# ECEN760 Homework 2 : Bayesian Network

   **Name:**  "Anil B Murthy"                      
   
   **UIN: **  "525006147"
   

## Installation instructons:

**Step-1: Setup Anaconda Enviornment**

   We're going to use Python 2.7 (and a bunch of helpful libraries) using Anaconda platform. Anaconda advertises itself as "the leading open data science platform powered by Python."
 
Let's start by downloading the latest version of Anaconda:

https://www.continuum.io/downloads
 
Make sure to grab the Python 2.7 version (not the Python 3.5 one).
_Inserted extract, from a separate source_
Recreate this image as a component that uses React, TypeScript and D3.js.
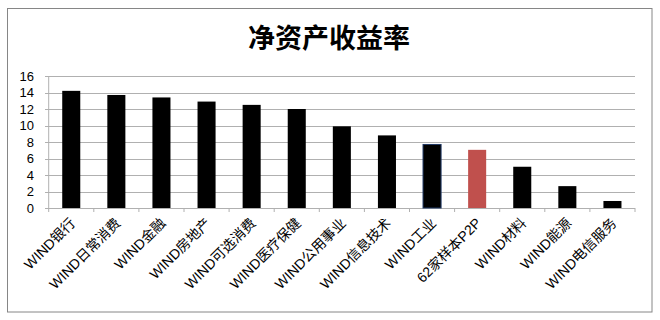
import React from "react";
import * as d3 from "d3";

const categories = [
  "WIND银行",
  "WIND日常消费",
  "WIND金融",
  "WIND房地产",
  "WIND可选消费",
  "WIND医疗保健",
  "WIND公用事业",
  "WIND信息技术",
  "WIND工业",
  "62家样本P2P",
  "WIND材料",
  "WIND能源",
  "WIND电信服务",
];
const values = [14.2, 13.7, 13.4, 12.9, 12.5, 12.0, 9.9, 8.8, 7.7, 7.05, 5.0, 2.65, 0.85];
const yTicks = [0, 2, 4, 6, 8, 10, 12, 14, 16];
const title = "净资产收益率";
const highlight = "62家样本P2P";

const W = 660;
const H = 320;
const left = 48.7;
const right = 635;
const top = 76;
const bottom = 208;

export default function App() {
  const x = d3.scaleBand<string>().domain(categories).range([left, right]).paddingInner(0.6).paddingOuter(0.3);
  const y = d3.scaleLinear().domain([0, 16]).range([bottom, top]);
  const step = (right - left) / categories.length;
  const font = "'Liberation Sans', 'Noto Sans CJK SC', sans-serif";
  const tickPositions = d3.range(categories.length + 1).map((i) => left + i * step);

  return (
    <svg width={W} height={H} style={{ position: "absolute", left: 0, top: 0, background: "#fff" }} fontFamily={font}>
      <rect x={0} y={0} width={W} height={H} fill="#fff" />
      <rect x={7.5} y={8.5} width={644.5} height={303.5} fill="#fff" stroke="#868686" strokeWidth={1} />
      <text x={329} y={48} textAnchor="middle" fontSize={27} fontWeight="bold" fill="#000" fontFamily="'Noto Sans CJK SC', sans-serif">
        {title}
      </text>
      {yTicks.map((t) => (
        <g key={t}>
          <line x1={45} x2={right} y1={Math.round(y(t)) + 0.5} y2={Math.round(y(t)) + 0.5} stroke="#b0b0b0" strokeWidth={1} />
          <text x={34} y={y(t) + 4.5} textAnchor="end" fontSize={13} fill="#000">
            {t}
          </text>
        </g>
      ))}
      <line x1={left} x2={left} y1={top} y2={bottom} stroke="#b0b0b0" strokeWidth={1} />
      {tickPositions.map((p, i) => (
        <line key={i} x1={p} x2={p} y1={bottom} y2={bottom + 4} stroke="#b0b0b0" strokeWidth={1} />
      ))}
      {categories.map((c, i) => (
        <rect
          key={c}
          x={x(c)}
          y={y(values[i])}
          width={x.bandwidth()}
          height={y(0) - y(values[i])}
          fill={c === highlight ? "#c0504d" : "#000"}
          stroke={c === "WIND工业" ? "#1f3864" : "none"}
          strokeWidth={1}
        />
      ))}
      {categories.map((c) => {
        const cx = (x(c) as number) + x.bandwidth() / 2 + 5;
        const cy = bottom + 16;
        return (
          <text key={c} x={cx} y={cy} textAnchor="end" fontSize={14} fill="#000" transform={`rotate(-45 ${cx} ${cy})`}>
            {c}
          </text>
        );
      })}
    </svg>
  );
}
You should find installers for Windows, Mac, and Linux.
Once you install, you should find that the path to your python installation looks like:
 
#Open the terminal window and type the following

#windows users may skip the "which python" command

> which python

#you'll see something like this in linux:

/Users/Nagaraj/anaconda/bin/python
 
 
#Create environment for our class

> conda create --name pgm760 python=2.7

#To see list of our environments type

> conda info --envs

#update packages in this environment

> conda install --name pgm760 matplotlib
> conda install --name pgm760 jupyter
> conda install --name pgm760 pyparsing

#plus many others that we'll install later in the semester.

#switch over to our new environment before you start coding

> source activate pgm760

#In Windows, the commands are "activate pgm760" and "deactivate"

#you will see (pgm760) now


#To open the Jupyter Notebook:

> jupyter notebook 
 
#when you are done and close out jupyter, you can deactivate the current environment

> source deactivate

#You can find more info on conda here: http://conda.pydata.org/docs/using/pkgs.html

**Step-2: Download and Install "pgmpy" library**
 
Download:
 
 If you have git already setup, you can download the following repository by
 
> git clone https://github.com/pgmpy/pgmpy

or download and unzip from: https://github.com/pgmpy/pgmpy/archive/dev.zip
 
Install:
 
 To install the dependencies switch to the pgmpy directory using:
 
> cd /[path-to]/pgmpy
 
 Open the requirements.txt file and change "pyparsing==2.1.8" to "pyparsing" and save it.
 Remember to activate the "pgm760" enviornment
 Now install all the necessary requirements using conda:
 
> conda install --file requirements.txt
 
 Then install the library using
 
> sudo python setup.py install  

#Windows users don't need the keyword "sudo"
 
**Step-3: Validate the installation**

Open jupyter notebook from the "pgmpy" directory:

cd /path/to/pgmpy>> jupyter notebook

Now open the file "examples/Creating a Bayesian Network.ipynb"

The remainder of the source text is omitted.